A reporter in business attire gives a lecture onstage in Macky Auditorium.

Alumnus Marshall Zelinger welcomes high schoolers to J-Day with a talk about how students journalists can stay adaptable in the face of changes disrupting the news industry. Nearly 1,300 students from around Colorado attended the event. Photo by Nathan Thompson.

For the nearly 1,300 student journalists who attended J-Day at the College of Communication, Media, Design and Information on Wednesday, the sweeping changes hitting the industry—from technology, to geopolitics, to economics—were impossible to ignore, especially as many of them consider majoring in journalism when they get to college.

9News investigative reporter Marshall Zelinger (Jour’02) was not there to sweep those concerns away. But he encouraged students to rise to meet challenges, rather than backing down.  

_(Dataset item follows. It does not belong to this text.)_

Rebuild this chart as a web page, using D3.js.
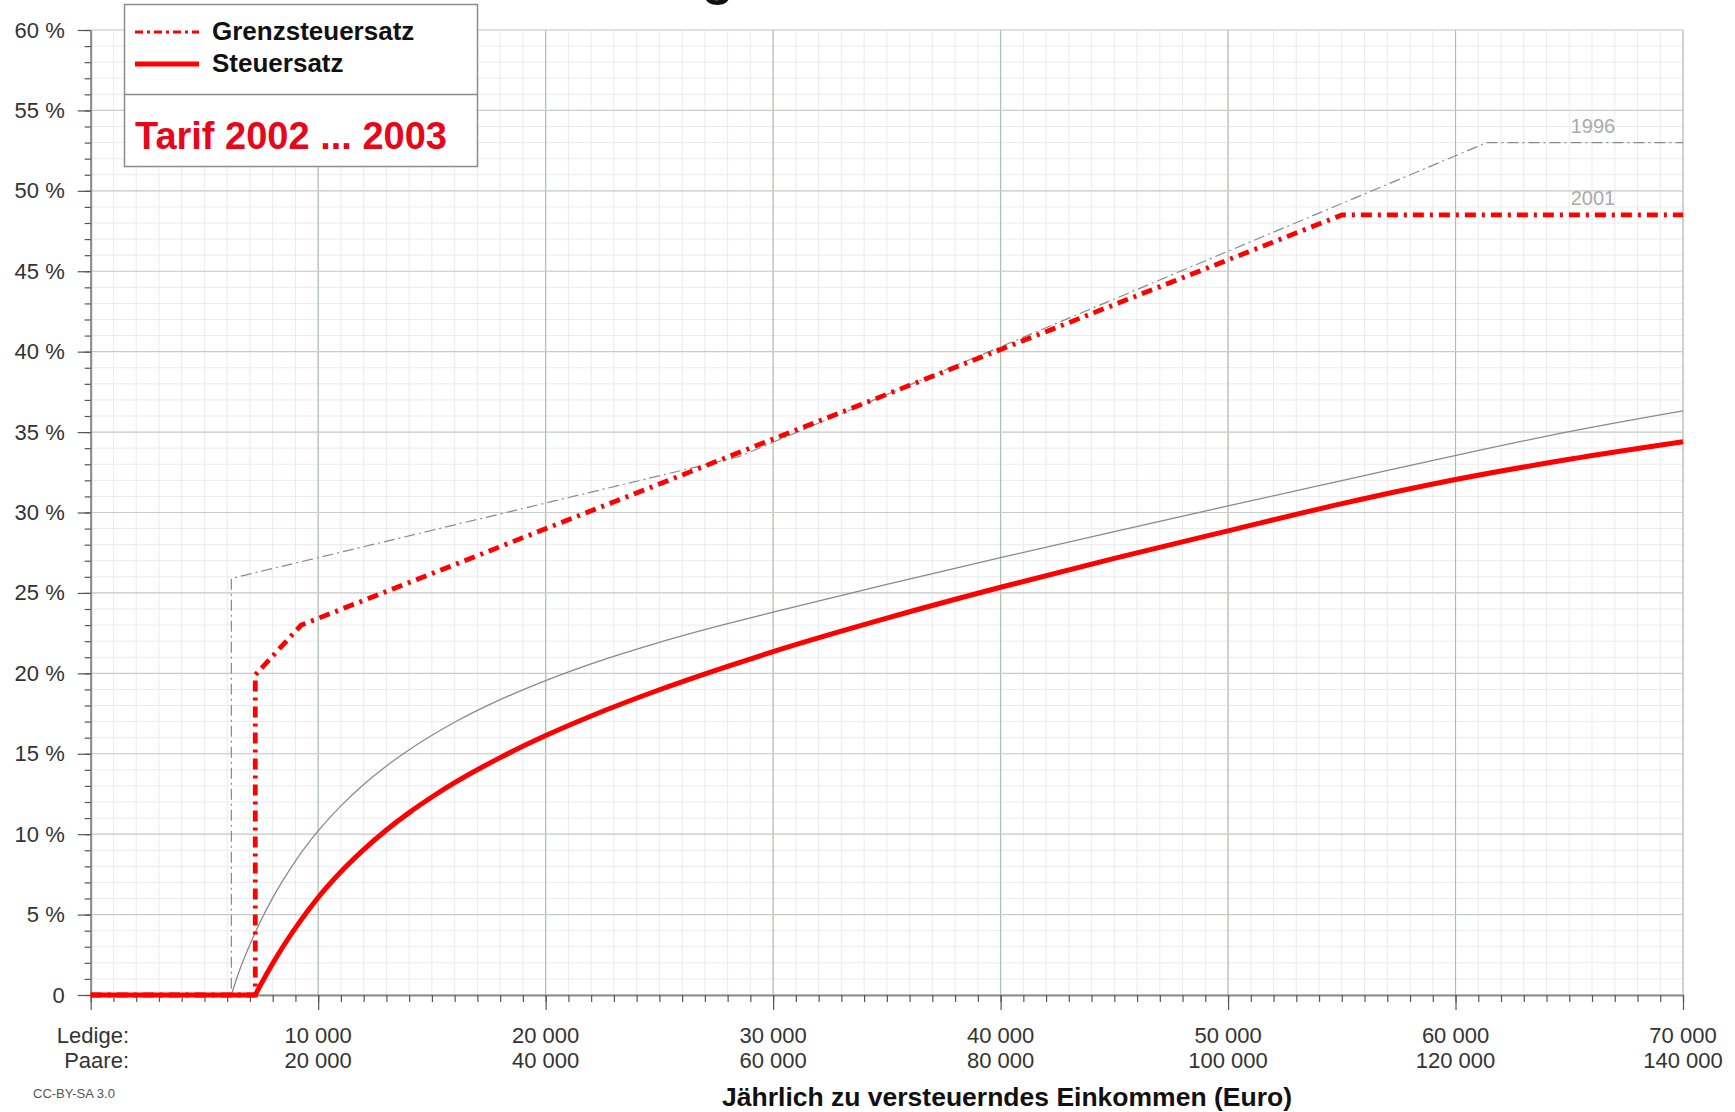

“Be adaptable,” Zelinger said. “Break habits and adapt to the change that comes with the unexpected.”

A packed auditorium on J-Day.

Photo by Jack Moody

For Zelinger, the keynote speaker and a presenter, adaptability means more than just learning new skills. It’s about facing the challenges the journalism industry brings head-on. And it’s a lesson he learned as a newly minted CU Boulder graduate pivoting from the sports he covered as a student to the news side of the business.

He quickly found he had a talent for simplifying complex political topics for an audience, a skill he’s used throughout his career. As a political journalist on Next With Kyle Clark, he asks newsmakers hard-hitting questions while providing balanced reporting in a time of heightened polarization and diminishing press freedoms.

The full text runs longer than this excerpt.